Data centres could jump ahead of eHGV charging in the UK’s grid queue under new rules, putting freight decarbonisation at risk, Logistics UK warns.
The group said “freight electrification is not a niche sector concern; it is a prerequisite for the UK meeting its road transport decarbonisation commitments”. While EV charging is identified as a potential beneficiary of demand connection reform, a consultation from the Department for Energy Security and Net Zero (DESNZ) indicates that data centres may be prioritised due to their importance to the government’s industrial strategy.
The government and the GB National Energy System Operator (NESO) say the existing “first come, first served” system for demand connections has been overwhelmed by applications for new data centres, many of which are unlikely to be built. In response, ministers plan to move to a “first ready, first connected” approach, mirroring reforms already under way for generation connections.
Lamech Solomon (pictured), head of decarbonisation at Logistics UK, told FCZ the proposals risk “systematically underestimating and overlooking” future demand for eHGV charging. This is despite the fact that much of this demand is predictable in both location and scale, meaning grid capacity could be allocated with a high degree of confidence that it would be utilised.
He said: “While we welcome the government’s efforts to reform the connections queue and tackle speculative data centre applications, that alone is not enough.”
Solomon added: “Freight electrification is critical national infrastructure. The government cannot credibly commit to decarbonising road freight while simultaneously allowing the grid connection regime to be dominated by data centre demand. Logistics UK’s research suggests eHGV demand is being chronically underestimated in strategic planning documents and, if it is not explicitly protected or prioritised, it will simply lose out to better-resourced data centre applicants by default.”
Logistics UK said grid capacity should be allocated “ahead of need” along key freight corridors. Historically, regulator Ofgem prevented network companies from investing in advance to avoid passing unnecessary costs on to consumers, but that position has shifted as efforts to accelerate grid expansion have intensified.
Solomon said: “The government needs to actively designate eHGV charging infrastructure along known freight corridors as ‘strategically important demand’, and plan grid capacity ahead of need.”
He added that the creation of NESO, with its strategic planning role, enables earlier investment: “The ‘Plan’ reforms being led by DESNZ include proposals to introduce new prioritisation mechanisms for strategically important demand projects and to move to a more strategically aligned process for managing connections. Logistics UK is arguing that eHGV charging along established freight corridors qualifies as strategically important demand and should be nominated into the accelerator process accordingly.
“Freight corridor charging is an obvious candidate: the locations are predictable, well evidenced and aligned with government policy targets in a way that speculative data centre applications are not.”

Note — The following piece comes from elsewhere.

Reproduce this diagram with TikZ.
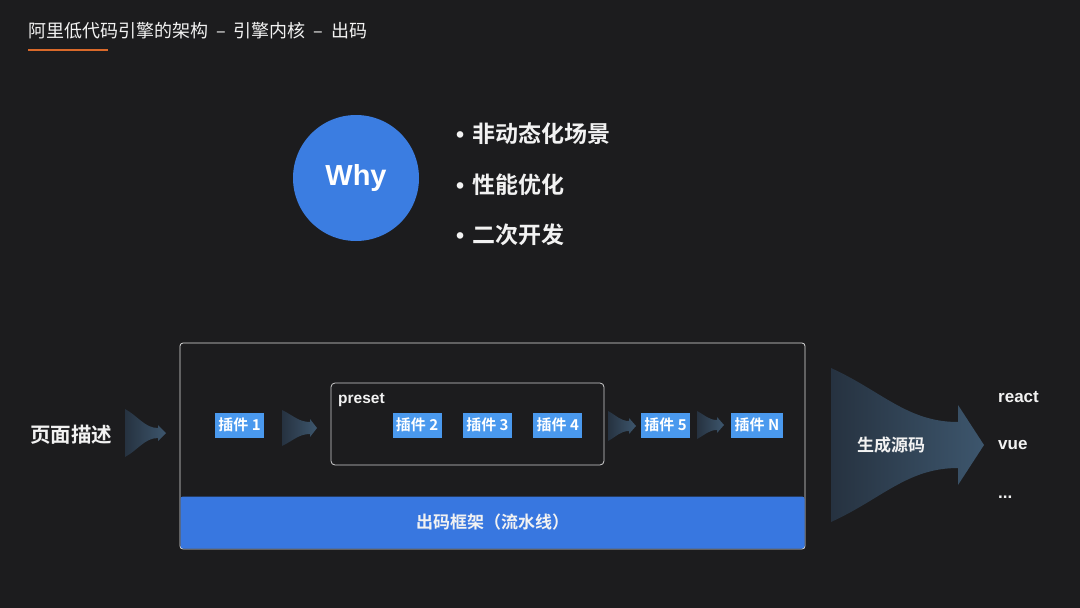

Launching the consultation, which closes on 15 April, DESNZ said the transmission demand queue currently stands at 96GW, with a further 29GW at distribution level. It added: “The extreme rate of this growth – 460% in six months at transmission – suggests that speculative activity is materially inflating the demand pipeline and obscuring the true level of viable future demand.” Analysis indicates this surge is largely driven by data centre applications, with around 140 currently in the queue.
In its Industrial Strategy, published in June 2025, the government set out plans for a Connections Accelerator Service (CAS) to support a limited number of strategically important demand projects, building on an earlier “triage” approach used to back flagship schemes. It said the initiative had already secured or safeguarded more than £35bn of investment across sectors including data centres, gigafactories and steelworks.
However, in its November 2025 paper “Delivering AIGZs”, the government also pledged to “manage speculative data centre demand, ensuring only the most strategic and credible projects are taken forward”, while creating mechanisms to reserve future capacity “for AI Growth Zones, amongst other strategically important projects”—prompting concerns that sectors such as transport could be deprioritised.
More broadly, Solomon said Logistics UK is “concerned that the scale of electricity demand from eHGV charging is being seriously underestimated in the current grid connection debate”. The organisation’s 2025 research suggests electric HGV charging could require around 32TWh annually—equivalent to roughly 85% of current UK nuclear output—highlighting the scale of demand that risks being overlooked.